Print the material below exactly as it stands, please, from its first line to the line holding "812 240 815", with no pictures.

BEGIN SUPPLIED MATERIAL

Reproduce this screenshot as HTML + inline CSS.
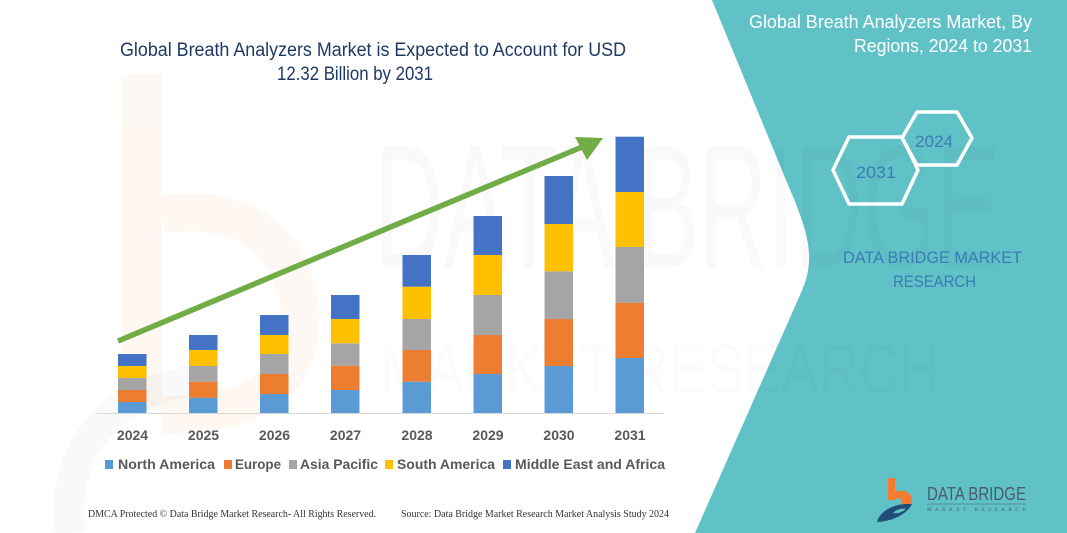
<!DOCTYPE html>
<html>
<head>
<meta charset="utf-8">
<style>
  html,body{margin:0;padding:0;background:#fff;}
  svg{display:block;}
  text{font-family:"Liberation Sans",sans-serif;}
  .serif{font-family:"Liberation Serif",serif;}
</style>
</head>
<body>
<svg width="1067" height="533" viewBox="0 0 1067 533" xmlns="http://www.w3.org/2000/svg">
  <rect x="0" y="0" width="1067" height="533" fill="#ffffff"/>

  <!-- faint watermark logo (left) -->
  <g opacity="0.05">
    <rect x="122" y="75" width="40" height="335" fill="#f4761f"/>
    <path d="M162 215 C 260 200 300 260 300 320 C 300 380 260 415 162 415" fill="none" stroke="#f4761f" stroke-width="38"/>
  </g>
  <g opacity="0.035">
    <path d="M70 533 C 60 450 110 390 200 380" fill="none" stroke="#1f4e79" stroke-width="30"/>
  </g>

  <!-- teal right panel -->
  <path d="M712 0 L788 185 C 812 240 815 262 800 295 L695 533 L1067 533 L1067 0 Z" fill="#60c2c7"/>

  <!-- faint big watermark text -->
  <text x="375" y="267" font-size="175" fill="#000" opacity="0.018" textLength="625" lengthAdjust="spacingAndGlyphs">DATA BRIDGE</text>
  <text x="380" y="393" font-size="70" fill="#000" opacity="0.012" textLength="560" lengthAdjust="spacingAndGlyphs">MARKET RESEARCH</text>

  <!-- left title -->
  <text x="120" y="56" font-size="19" fill="#203864" textLength="506" lengthAdjust="spacingAndGlyphs">Global Breath Analyzers Market is Expected to Account for USD</text>
  <text x="277" y="80" font-size="19" fill="#203864" textLength="156" lengthAdjust="spacingAndGlyphs">12.32 Billion by 2031</text>

  <!-- axis -->
  <line x1="97" y1="413.5" x2="664" y2="413.5" stroke="#d9d9d9" stroke-width="1"/>

  <!-- bars -->
  <g>
    <rect x="118" y="402" width="28.5" height="11" fill="#5b9bd5"/>
    <rect x="118" y="390" width="28.5" height="12" fill="#ed7d31"/>
    <rect x="118" y="378" width="28.5" height="12" fill="#a5a5a5"/>
    <rect x="118" y="366" width="28.5" height="12" fill="#ffc000"/>
    <rect x="118" y="354" width="28.5" height="12" fill="#4472c4"/>

    <rect x="189" y="397.7" width="28.5" height="15.3" fill="#5b9bd5"/>
    <rect x="189" y="381.7" width="28.5" height="16" fill="#ed7d31"/>
    <rect x="189" y="366" width="28.5" height="15.7" fill="#a5a5a5"/>
    <rect x="189" y="350" width="28.5" height="16" fill="#ffc000"/>
    <rect x="189" y="335" width="28.5" height="15" fill="#4472c4"/>

    <rect x="260" y="394" width="28.5" height="19" fill="#5b9bd5"/>
    <rect x="260" y="374" width="28.5" height="20" fill="#ed7d31"/>
    <rect x="260" y="354" width="28.5" height="20" fill="#a5a5a5"/>
    <rect x="260" y="335" width="28.5" height="19" fill="#ffc000"/>
    <rect x="260" y="315" width="28.5" height="20" fill="#4472c4"/>

    <rect x="331" y="390" width="28.5" height="23" fill="#5b9bd5"/>
    <rect x="331" y="365.7" width="28.5" height="24.3" fill="#ed7d31"/>
    <rect x="331" y="343.3" width="28.5" height="22.4" fill="#a5a5a5"/>
    <rect x="331" y="319" width="28.5" height="24.3" fill="#ffc000"/>
    <rect x="331" y="295" width="28.5" height="24" fill="#4472c4"/>

    <rect x="402.5" y="381.7" width="28.5" height="31.3" fill="#5b9bd5"/>
    <rect x="402.5" y="350" width="28.5" height="31.7" fill="#ed7d31"/>
    <rect x="402.5" y="319" width="28.5" height="31" fill="#a5a5a5"/>
    <rect x="402.5" y="286.7" width="28.5" height="32.3" fill="#ffc000"/>
    <rect x="402.5" y="255" width="28.5" height="31.7" fill="#4472c4"/>

    <rect x="473.5" y="374" width="28.5" height="39" fill="#5b9bd5"/>
    <rect x="473.5" y="335" width="28.5" height="39" fill="#ed7d31"/>
    <rect x="473.5" y="295" width="28.5" height="40" fill="#a5a5a5"/>
    <rect x="473.5" y="255" width="28.5" height="40" fill="#ffc000"/>
    <rect x="473.5" y="216" width="28.5" height="39" fill="#4472c4"/>

    <rect x="544.5" y="366" width="28.5" height="47" fill="#5b9bd5"/>
    <rect x="544.5" y="319" width="28.5" height="47" fill="#ed7d31"/>
    <rect x="544.5" y="271.3" width="28.5" height="47.7" fill="#a5a5a5"/>
    <rect x="544.5" y="224" width="28.5" height="47.3" fill="#ffc000"/>
    <rect x="544.5" y="176" width="28.5" height="48" fill="#4472c4"/>

    <rect x="615.5" y="358" width="28.5" height="55" fill="#5b9bd5"/>
    <rect x="615.5" y="302.7" width="28.5" height="55.3" fill="#ed7d31"/>
    <rect x="615.5" y="247" width="28.5" height="55.7" fill="#a5a5a5"/>
    <rect x="615.5" y="192" width="28.5" height="55" fill="#ffc000"/>
    <rect x="615.5" y="136.7" width="28.5" height="55.3" fill="#4472c4"/>
  </g>

  <!-- arrow -->
  <line x1="118" y1="341" x2="582" y2="147" stroke="#70ad47" stroke-width="5.5"/>
  <polygon points="603,138 575,137 587,160" fill="#70ad47"/>

  <!-- year labels -->
  <g font-size="14" font-weight="bold" fill="#595959" text-anchor="middle">
    <text x="132.5" y="440">2024</text>
    <text x="203.5" y="440">2025</text>
    <text x="274.5" y="440">2026</text>
    <text x="345.5" y="440">2027</text>
    <text x="417" y="440">2028</text>
    <text x="488" y="440">2029</text>
    <text x="559" y="440">2030</text>
    <text x="630" y="440">2031</text>
  </g>

  <!-- legend -->
  <g>
    <rect x="105" y="460" width="8" height="9" fill="#5b9bd5"/>
    <rect x="224" y="460" width="8" height="9" fill="#ed7d31"/>
    <rect x="289" y="460" width="8" height="9" fill="#a5a5a5"/>
    <rect x="385" y="460" width="8" height="9" fill="#ffc000"/>
    <rect x="503" y="460" width="8" height="9" fill="#4472c4"/>
  </g>
  <g font-size="14" font-weight="bold" fill="#595959">
    <text x="118" y="469" textLength="97" lengthAdjust="spacingAndGlyphs">North America</text>
    <text x="235" y="469" textLength="46" lengthAdjust="spacingAndGlyphs">Europe</text>
    <text x="300" y="469" textLength="78" lengthAdjust="spacingAndGlyphs">Asia Pacific</text>
    <text x="397" y="469" textLength="98" lengthAdjust="spacingAndGlyphs">South America</text>
    <text x="515" y="469" textLength="150" lengthAdjust="spacingAndGlyphs">Middle East and Africa</text>
  </g>

  <!-- footer -->
  <text class="serif" x="88" y="517" font-size="10" fill="#333" textLength="288" lengthAdjust="spacingAndGlyphs">DMCA Protected © Data Bridge Market Research-  All Rights Reserved.</text>
  <text class="serif" x="401" y="517" font-size="10" fill="#333" textLength="268" lengthAdjust="spacingAndGlyphs">Source: Data Bridge Market Research  Market Analysis Study 2024</text>

  <!-- right panel title -->
  <text x="749" y="28" font-size="18" fill="#ffffff" textLength="283" lengthAdjust="spacingAndGlyphs">Global Breath Analyzers Market, By</text>
  <text x="854" y="52" font-size="18" fill="#ffffff" textLength="178" lengthAdjust="spacingAndGlyphs">Regions, 2024 to 2031</text>

  <!-- hexagons -->
  <polygon points="902,138 917,112 957,112 972,138 957,165 917,165" fill="none" stroke="#ffffff" stroke-width="3.5" stroke-linejoin="round"/>
  <polygon points="833,170 849,137 902,137 918,170 902,204 849,204" fill="none" stroke="#ffffff" stroke-width="3.5" stroke-linejoin="round"/>
  <text x="915" y="147" font-size="17" fill="#3a7cb4" textLength="38" lengthAdjust="spacingAndGlyphs">2024</text>
  <text x="856" y="178" font-size="17" fill="#3a7cb4" textLength="40" lengthAdjust="spacingAndGlyphs">2031</text>

  <!-- DBMR text -->
  <text x="843" y="263" font-size="17" fill="#3a7cb4" textLength="179" lengthAdjust="spacingAndGlyphs">DATA BRIDGE MARKET</text>
  <text x="893" y="287" font-size="17" fill="#3a7cb4" textLength="83" lengthAdjust="spacingAndGlyphs">RESEARCH</text>

  <!-- logo -->
  <g>
    <rect x="888" y="478" width="7" height="22" fill="#f47c30"/>
    <path d="M888 500 L888 494 C 898 488 912 490 912 500 C 912 503 910 505 906 506 L 900 506 C 903 503 903 498 895 498 Z" fill="#f47c30"/>
    <path d="M877 522 C 880 510 896 503 912 504 C 908 512 896 521 877 522 Z" fill="#1f4e79"/>
    <path d="M893 513 C 897 509 903 508 906 509 C 902 512 898 514 893 513 Z" fill="#60c2c7"/>
  </g>
  <text x="927" y="500" font-size="18" fill="#4d5b6b" textLength="99" lengthAdjust="spacingAndGlyphs">DATA BRIDGE</text>
  <line x1="927" y1="504" x2="1026" y2="504" stroke="#4d5b6b" stroke-width="0.6"/>
  <text class="serif" x="927" y="511" font-size="5" fill="#4d5b6b" textLength="99" lengthAdjust="spacing">MARKET RESEARCH</text>
</svg>
</body>
</html>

END SUPPLIED MATERIAL

**RESPONSE FOR THIS EXERCISE:**
Reproduce this screenshot as HTML + inline CSS.
<!DOCTYPE html>
<html>
<head>
<meta charset="utf-8">
<style>
  html,body{margin:0;padding:0;background:#fff;}
  svg{display:block;}
  text{font-family:"Liberation Sans",sans-serif;}
  .serif{font-family:"Liberation Serif",serif;}
</style>
</head>
<body>
<svg width="1067" height="533" viewBox="0 0 1067 533" xmlns="http://www.w3.org/2000/svg">
  <rect x="0" y="0" width="1067" height="533" fill="#ffffff"/>

  <!-- faint watermark logo (left) -->
  <g opacity="0.05">
    <rect x="122" y="75" width="40" height="335" fill="#f4761f"/>
    <path d="M162 215 C 260 200 300 260 300 320 C 300 380 260 415 162 415" fill="none" stroke="#f4761f" stroke-width="38"/>
  </g>
  <g opacity="0.035">
    <path d="M70 533 C 60 450 110 390 200 380" fill="none" stroke="#1f4e79" stroke-width="30"/>
  </g>

  <!-- teal right panel -->
  <path d="M712 0 L788 185 C 812 240 815 262 800 295 L695 533 L1067 533 L1067 0 Z" fill="#60c2c7"/>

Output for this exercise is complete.